**What the exercise asks**
Reproduce the lines of the material exactly, excluding every image.

★ ★ ★

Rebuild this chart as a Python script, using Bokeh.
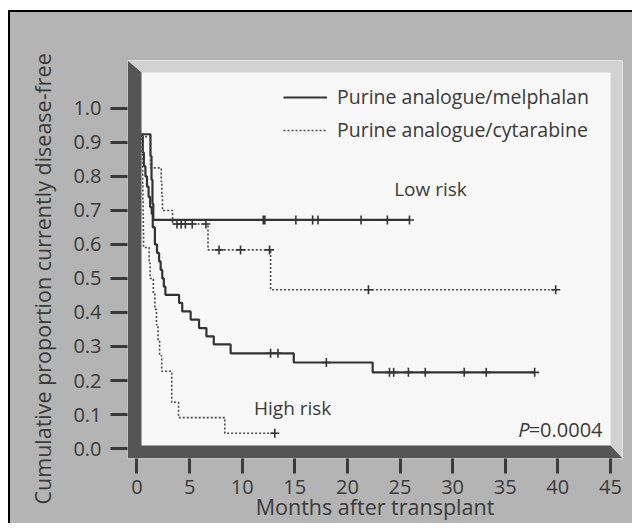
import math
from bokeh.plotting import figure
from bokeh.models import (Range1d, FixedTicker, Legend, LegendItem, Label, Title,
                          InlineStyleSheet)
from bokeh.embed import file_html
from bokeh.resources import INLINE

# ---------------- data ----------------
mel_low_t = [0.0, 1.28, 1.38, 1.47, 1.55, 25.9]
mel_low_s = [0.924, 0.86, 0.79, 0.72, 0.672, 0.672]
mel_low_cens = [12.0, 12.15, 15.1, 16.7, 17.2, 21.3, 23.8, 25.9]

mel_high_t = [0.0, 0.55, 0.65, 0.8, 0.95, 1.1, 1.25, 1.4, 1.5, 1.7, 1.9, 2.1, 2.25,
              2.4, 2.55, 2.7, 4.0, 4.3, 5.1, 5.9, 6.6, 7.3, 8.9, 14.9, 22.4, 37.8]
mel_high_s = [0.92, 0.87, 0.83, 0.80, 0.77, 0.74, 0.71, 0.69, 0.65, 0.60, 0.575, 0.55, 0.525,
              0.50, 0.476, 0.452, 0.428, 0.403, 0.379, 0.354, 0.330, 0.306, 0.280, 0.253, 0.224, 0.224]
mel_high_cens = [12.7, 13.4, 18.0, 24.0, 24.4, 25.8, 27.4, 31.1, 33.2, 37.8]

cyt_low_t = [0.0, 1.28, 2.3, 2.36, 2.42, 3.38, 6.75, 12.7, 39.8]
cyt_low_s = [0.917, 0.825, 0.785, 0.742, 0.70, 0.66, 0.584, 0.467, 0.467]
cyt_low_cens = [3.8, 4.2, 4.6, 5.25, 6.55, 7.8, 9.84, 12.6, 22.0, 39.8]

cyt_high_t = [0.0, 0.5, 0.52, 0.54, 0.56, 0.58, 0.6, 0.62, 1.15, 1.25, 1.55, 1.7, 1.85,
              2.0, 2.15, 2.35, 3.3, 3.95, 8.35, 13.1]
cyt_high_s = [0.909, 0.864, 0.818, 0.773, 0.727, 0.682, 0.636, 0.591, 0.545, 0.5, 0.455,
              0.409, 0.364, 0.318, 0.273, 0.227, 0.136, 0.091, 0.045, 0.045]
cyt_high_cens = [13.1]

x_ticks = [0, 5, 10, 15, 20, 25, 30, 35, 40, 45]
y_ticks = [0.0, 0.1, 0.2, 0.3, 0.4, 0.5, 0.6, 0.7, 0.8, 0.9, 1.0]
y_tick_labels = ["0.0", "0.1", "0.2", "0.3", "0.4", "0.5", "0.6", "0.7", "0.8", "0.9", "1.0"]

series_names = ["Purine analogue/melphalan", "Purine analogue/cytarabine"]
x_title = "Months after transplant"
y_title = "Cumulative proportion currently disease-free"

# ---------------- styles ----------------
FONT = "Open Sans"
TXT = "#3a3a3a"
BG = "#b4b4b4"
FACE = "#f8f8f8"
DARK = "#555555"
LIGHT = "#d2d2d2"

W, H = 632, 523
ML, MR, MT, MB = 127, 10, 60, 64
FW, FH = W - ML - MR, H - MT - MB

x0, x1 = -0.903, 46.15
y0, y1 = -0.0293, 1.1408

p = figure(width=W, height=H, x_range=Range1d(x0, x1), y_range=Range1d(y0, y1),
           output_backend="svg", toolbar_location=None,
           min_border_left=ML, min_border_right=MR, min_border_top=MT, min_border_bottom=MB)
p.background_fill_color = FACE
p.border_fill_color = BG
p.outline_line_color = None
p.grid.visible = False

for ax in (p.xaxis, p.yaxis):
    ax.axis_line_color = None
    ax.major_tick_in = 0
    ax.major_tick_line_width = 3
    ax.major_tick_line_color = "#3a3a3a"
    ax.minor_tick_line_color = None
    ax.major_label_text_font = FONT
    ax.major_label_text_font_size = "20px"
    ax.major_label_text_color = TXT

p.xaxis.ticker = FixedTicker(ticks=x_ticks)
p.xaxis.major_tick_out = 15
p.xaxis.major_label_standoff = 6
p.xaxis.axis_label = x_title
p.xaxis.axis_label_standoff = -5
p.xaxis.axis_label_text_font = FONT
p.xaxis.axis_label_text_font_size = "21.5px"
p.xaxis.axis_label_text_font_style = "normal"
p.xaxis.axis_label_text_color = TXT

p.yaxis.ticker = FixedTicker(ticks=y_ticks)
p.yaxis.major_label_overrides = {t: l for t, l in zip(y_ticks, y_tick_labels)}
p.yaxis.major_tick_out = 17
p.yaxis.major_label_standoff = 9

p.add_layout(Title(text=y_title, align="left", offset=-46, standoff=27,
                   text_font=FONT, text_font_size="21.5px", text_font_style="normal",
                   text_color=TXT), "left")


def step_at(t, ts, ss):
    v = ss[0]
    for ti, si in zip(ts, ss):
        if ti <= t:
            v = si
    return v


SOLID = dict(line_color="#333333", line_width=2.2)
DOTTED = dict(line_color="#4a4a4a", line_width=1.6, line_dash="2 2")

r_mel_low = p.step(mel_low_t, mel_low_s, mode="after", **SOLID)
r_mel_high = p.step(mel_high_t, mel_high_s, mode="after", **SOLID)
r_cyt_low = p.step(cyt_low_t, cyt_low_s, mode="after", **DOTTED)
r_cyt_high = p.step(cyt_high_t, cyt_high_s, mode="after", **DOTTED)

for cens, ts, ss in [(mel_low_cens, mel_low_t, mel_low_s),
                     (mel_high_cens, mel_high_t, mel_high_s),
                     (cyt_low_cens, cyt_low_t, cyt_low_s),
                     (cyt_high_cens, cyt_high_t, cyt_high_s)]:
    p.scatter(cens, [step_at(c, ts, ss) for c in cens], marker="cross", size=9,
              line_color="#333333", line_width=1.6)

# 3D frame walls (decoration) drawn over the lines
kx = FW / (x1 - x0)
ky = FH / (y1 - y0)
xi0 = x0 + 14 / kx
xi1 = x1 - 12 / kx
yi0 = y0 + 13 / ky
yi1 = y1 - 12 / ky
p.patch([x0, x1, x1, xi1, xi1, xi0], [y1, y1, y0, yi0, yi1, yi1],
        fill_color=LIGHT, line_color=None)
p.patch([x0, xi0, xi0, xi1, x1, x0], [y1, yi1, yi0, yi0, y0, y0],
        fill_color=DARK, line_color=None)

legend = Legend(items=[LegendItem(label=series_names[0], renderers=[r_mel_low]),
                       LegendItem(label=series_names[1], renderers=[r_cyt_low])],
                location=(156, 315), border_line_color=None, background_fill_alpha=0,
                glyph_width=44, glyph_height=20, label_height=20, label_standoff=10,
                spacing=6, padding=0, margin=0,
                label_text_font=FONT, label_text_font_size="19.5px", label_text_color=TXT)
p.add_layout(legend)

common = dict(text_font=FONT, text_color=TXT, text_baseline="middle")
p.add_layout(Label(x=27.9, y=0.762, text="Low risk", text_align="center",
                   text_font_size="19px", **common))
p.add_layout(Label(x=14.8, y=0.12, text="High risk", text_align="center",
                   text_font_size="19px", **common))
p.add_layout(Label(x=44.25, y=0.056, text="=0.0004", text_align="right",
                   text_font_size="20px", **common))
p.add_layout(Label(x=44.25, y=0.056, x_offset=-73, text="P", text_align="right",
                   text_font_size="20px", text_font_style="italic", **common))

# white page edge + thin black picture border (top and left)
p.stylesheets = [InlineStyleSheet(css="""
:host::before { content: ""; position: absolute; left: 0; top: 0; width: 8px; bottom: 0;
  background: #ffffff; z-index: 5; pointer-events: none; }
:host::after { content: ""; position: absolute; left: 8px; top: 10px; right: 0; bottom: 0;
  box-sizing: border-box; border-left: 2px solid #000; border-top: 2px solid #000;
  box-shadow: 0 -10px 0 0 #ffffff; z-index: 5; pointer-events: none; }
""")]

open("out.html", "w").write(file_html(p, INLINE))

★ ★ ★

**Written solution**
Rebuild this chart as a Python script, using Bokeh.
import math
from bokeh.plotting import figure
from bokeh.models import (Range1d, FixedTicker, Legend, LegendItem, Label, Title,
                          InlineStyleSheet)
from bokeh.embed import file_html
from bokeh.resources import INLINE

# ---------------- data ----------------
mel_low_t = [0.0, 1.28, 1.38, 1.47, 1.55, 25.9]
mel_low_s = [0.924, 0.86, 0.79, 0.72, 0.672, 0.672]
mel_low_cens = [12.0, 12.15, 15.1, 16.7, 17.2, 21.3, 23.8, 25.9]

mel_high_t = [0.0, 0.55, 0.65, 0.8, 0.95, 1.1, 1.25, 1.4, 1.5, 1.7, 1.9, 2.1, 2.25,
              2.4, 2.55, 2.7, 4.0, 4.3, 5.1, 5.9, 6.6, 7.3, 8.9, 14.9, 22.4, 37.8]
mel_high_s = [0.92, 0.87, 0.83, 0.80, 0.77, 0.74, 0.71, 0.69, 0.65, 0.60, 0.575, 0.55, 0.525,
              0.50, 0.476, 0.452, 0.428, 0.403, 0.379, 0.354, 0.330, 0.306, 0.280, 0.253, 0.224, 0.224]
mel_high_cens = [12.7, 13.4, 18.0, 24.0, 24.4, 25.8, 27.4, 31.1, 33.2, 37.8]

cyt_low_t = [0.0, 1.28, 2.3, 2.36, 2.42, 3.38, 6.75, 12.7, 39.8]
cyt_low_s = [0.917, 0.825, 0.785, 0.742, 0.70, 0.66, 0.584, 0.467, 0.467]
cyt_low_cens = [3.8, 4.2, 4.6, 5.25, 6.55, 7.8, 9.84, 12.6, 22.0, 39.8]

cyt_high_t = [0.0, 0.5, 0.52, 0.54, 0.56, 0.58, 0.6, 0.62, 1.15, 1.25, 1.55, 1.7, 1.85,
              2.0, 2.15, 2.35, 3.3, 3.95, 8.35, 13.1]
cyt_high_s = [0.909, 0.864, 0.818, 0.773, 0.727, 0.682, 0.636, 0.591, 0.545, 0.5, 0.455,
              0.409, 0.364, 0.318, 0.273, 0.227, 0.136, 0.091, 0.045, 0.045]
cyt_high_cens = [13.1]

x_ticks = [0, 5, 10, 15, 20, 25, 30, 35, 40, 45]
y_ticks = [0.0, 0.1, 0.2, 0.3, 0.4, 0.5, 0.6, 0.7, 0.8, 0.9, 1.0]
y_tick_labels = ["0.0", "0.1", "0.2", "0.3", "0.4", "0.5", "0.6", "0.7", "0.8", "0.9", "1.0"]

series_names = ["Purine analogue/melphalan", "Purine analogue/cytarabine"]
x_title = "Months after transplant"
y_title = "Cumulative proportion currently disease-free"

# ---------------- styles ----------------
FONT = "Open Sans"
TXT = "#3a3a3a"
BG = "#b4b4b4"
FACE = "#f8f8f8"
DARK = "#555555"
LIGHT = "#d2d2d2"

W, H = 632, 523
ML, MR, MT, MB = 127, 10, 60, 64
FW, FH = W - ML - MR, H - MT - MB

x0, x1 = -0.903, 46.15
y0, y1 = -0.0293, 1.1408

p = figure(width=W, height=H, x_range=Range1d(x0, x1), y_range=Range1d(y0, y1),
           output_backend="svg", toolbar_location=None,
           min_border_left=ML, min_border_right=MR, min_border_top=MT, min_border_bottom=MB)
p.background_fill_color = FACE
p.border_fill_color = BG
p.outline_line_color = None
p.grid.visible = False

for ax in (p.xaxis, p.yaxis):
    ax.axis_line_color = None
    ax.major_tick_in = 0
    ax.major_tick_line_width = 3
    ax.major_tick_line_color = "#3a3a3a"
    ax.minor_tick_line_color = None
    ax.major_label_text_font = FONT
    ax.major_label_text_font_size = "20px"
    ax.major_label_text_color = TXT

p.xaxis.ticker = FixedTicker(ticks=x_ticks)
p.xaxis.major_tick_out = 15
p.xaxis.major_label_standoff = 6
p.xaxis.axis_label = x_title
p.xaxis.axis_label_standoff = -5
p.xaxis.axis_label_text_font = FONT
p.xaxis.axis_label_text_font_size = "21.5px"
p.xaxis.axis_label_text_font_style = "normal"
p.xaxis.axis_label_text_color = TXT

p.yaxis.ticker = FixedTicker(ticks=y_ticks)
p.yaxis.major_label_overrides = {t: l for t, l in zip(y_ticks, y_tick_labels)}
p.yaxis.major_tick_out = 17
p.yaxis.major_label_standoff = 9

p.add_layout(Title(text=y_title, align="left", offset=-46, standoff=27,
                   text_font=FONT, text_font_size="21.5px", text_font_style="normal",
                   text_color=TXT), "left")


def step_at(t, ts, ss):
    v = ss[0]
    for ti, si in zip(ts, ss):
        if ti <= t:
            v = si
    return v


SOLID = dict(line_color="#333333", line_width=2.2)
DOTTED = dict(line_color="#4a4a4a", line_width=1.6, line_dash="2 2")

r_mel_low = p.step(mel_low_t, mel_low_s, mode="after", **SOLID)
r_mel_high = p.step(mel_high_t, mel_high_s, mode="after", **SOLID)
r_cyt_low = p.step(cyt_low_t, cyt_low_s, mode="after", **DOTTED)
r_cyt_high = p.step(cyt_high_t, cyt_high_s, mode="after", **DOTTED)

for cens, ts, ss in [(mel_low_cens, mel_low_t, mel_low_s),
                     (mel_high_cens, mel_high_t, mel_high_s),
                     (cyt_low_cens, cyt_low_t, cyt_low_s),
                     (cyt_high_cens, cyt_high_t, cyt_high_s)]:
    p.scatter(cens, [step_at(c, ts, ss) for c in cens], marker="cross", size=9,
              line_color="#333333", line_width=1.6)

# 3D frame walls (decoration) drawn over the lines
kx = FW / (x1 - x0)
ky = FH / (y1 - y0)
xi0 = x0 + 14 / kx
xi1 = x1 - 12 / kx
yi0 = y0 + 13 / ky
yi1 = y1 - 12 / ky
p.patch([x0, x1, x1, xi1, xi1, xi0], [y1, y1, y0, yi0, yi1, yi1],
        fill_color=LIGHT, line_color=None)
p.patch([x0, xi0, xi0, xi1, x1, x0], [y1, yi1, yi0, yi0, y0, y0],
        fill_color=DARK, line_color=None)

legend = Legend(items=[LegendItem(label=series_names[0], renderers=[r_mel_low]),
                       LegendItem(label=series_names[1], renderers=[r_cyt_low])],
                location=(156, 315), border_line_color=None, background_fill_alpha=0,
                glyph_width=44, glyph_height=20, label_height=20, label_standoff=10,
                spacing=6, padding=0, margin=0,
                label_text_font=FONT, label_text_font_size="19.5px", label_text_color=TXT)
p.add_layout(legend)

common = dict(text_font=FONT, text_color=TXT, text_baseline="middle")
p.add_layout(Label(x=27.9, y=0.762, text="Low risk", text_align="center",
                   text_font_size="19px", **common))
p.add_layout(Label(x=14.8, y=0.12, text="High risk", text_align="center",
                   text_font_size="19px", **common))
p.add_layout(Label(x=44.25, y=0.056, text="=0.0004", text_align="right",
                   text_font_size="20px", **common))
p.add_layout(Label(x=44.25, y=0.056, x_offset=-73, text="P", text_align="right",
                   text_font_size="20px", text_font_style="italic", **common))

# white page edge + thin black picture border (top and left)
p.stylesheets = [InlineStyleSheet(css="""
:host::before { content: ""; position: absolute; left: 0; top: 0; width: 8px; bottom: 0;
  background: #ffffff; z-index: 5; pointer-events: none; }
:host::after { content: ""; position: absolute; left: 8px; top: 10px; right: 0; bottom: 0;
  box-sizing: border-box; border-left: 2px solid #000; border-top: 2px solid #000;
  box-shadow: 0 -10px 0 0 #ffffff; z-index: 5; pointer-events: none; }
""")]

open("out.html", "w").write(file_html(p, INLINE))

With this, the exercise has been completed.